Building and scaling AI across your business will require new, cloud-based IT infrastructure and an understanding of the impact AI can have on decision-making.

Building a culture around data will keep your entire organization working in tune with trusted data. Here’s how to start:

Learn

1. Encourage and educate C-level leaders to be data-driven and scientific in their thinking—it will set a top-down example for your organization.

2. Transfer as much of the expertise and knowledge of your AI consultants or partners to your employees as possible—it will boost your in-house capabilities.

3. Bring HR leaders into the AI mix from the early stages so they can learn about the technologies as they hunt for top data-science talent—they’re on the front lines of the battle to nab the best people, a critical business goal. Particularly valuable now and in the years ahead will be executives with sharp minds for both computer science and business.

Democratize data

1. Establish a single source of truth (SSOT), so that teams throughout your organization trust and use the same data in decision making.

2. Upskill current employees through education programs (funded by cost savings from AI) so they have the data literacy to understand dashboards, reports and analytics.

3. Make a data dictionary by gathering a team of domain experts (or subject-matter experts) and stakeholders to act as an “editorial board” charged with listing and defining metrics and technologies—it will put everyone on the same page.

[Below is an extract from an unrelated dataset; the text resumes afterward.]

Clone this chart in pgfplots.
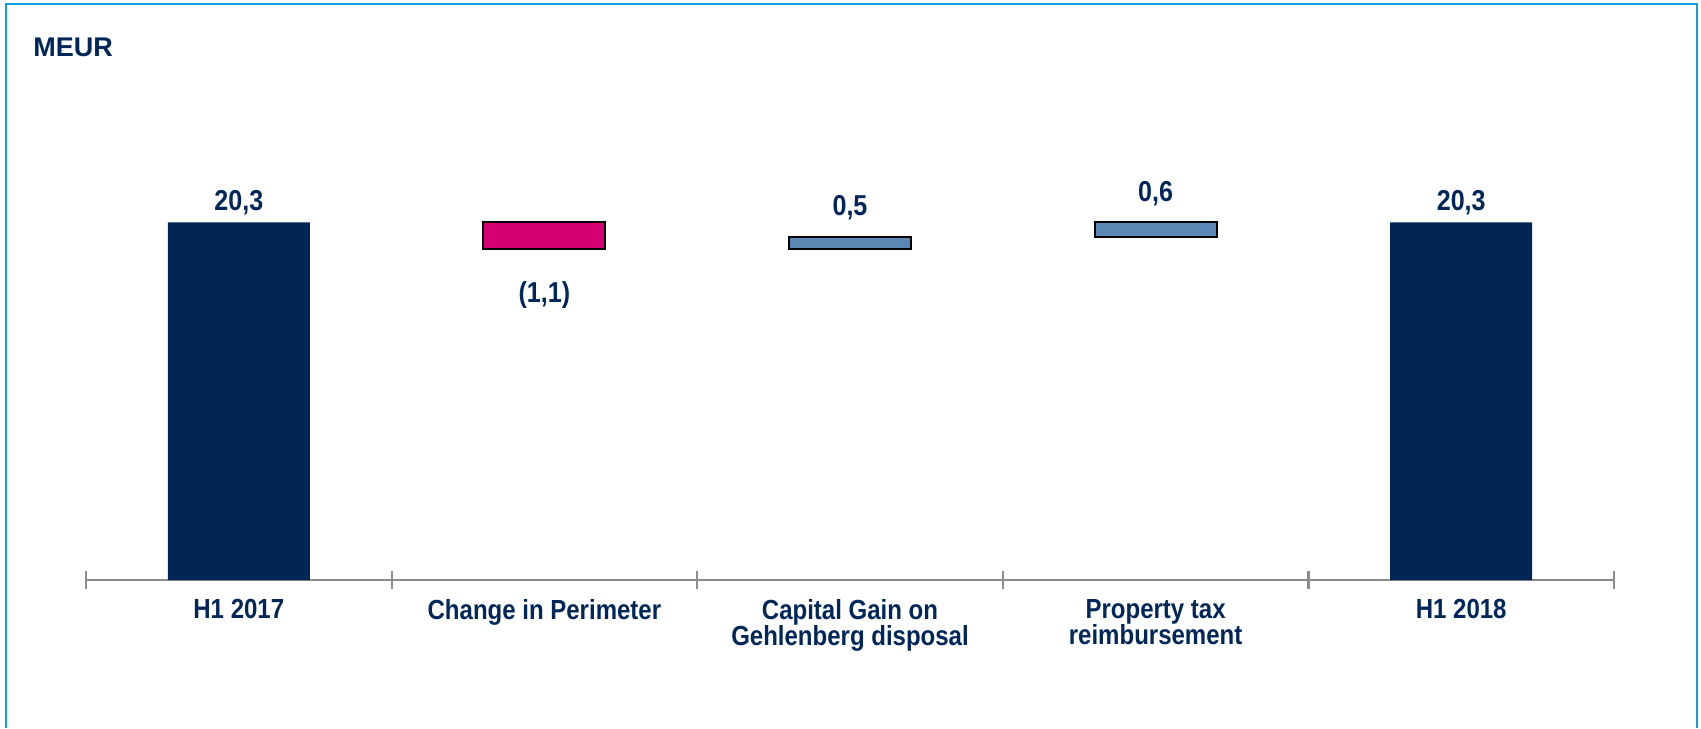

It’s easy to see the attention given to AI as part of the standard hype cycle—and, indeed, there is an aspect of overexcitement from some voices about the superhuman ability of these learning technologies. One important idea to bear in mind is that AI really is superhuman in its ability to handle and interpret data. That power is very much in the present and growing—and seeing the technology as an enabler of better customer relationships, greater efficiency and increased revenue is the best way to get started and scale.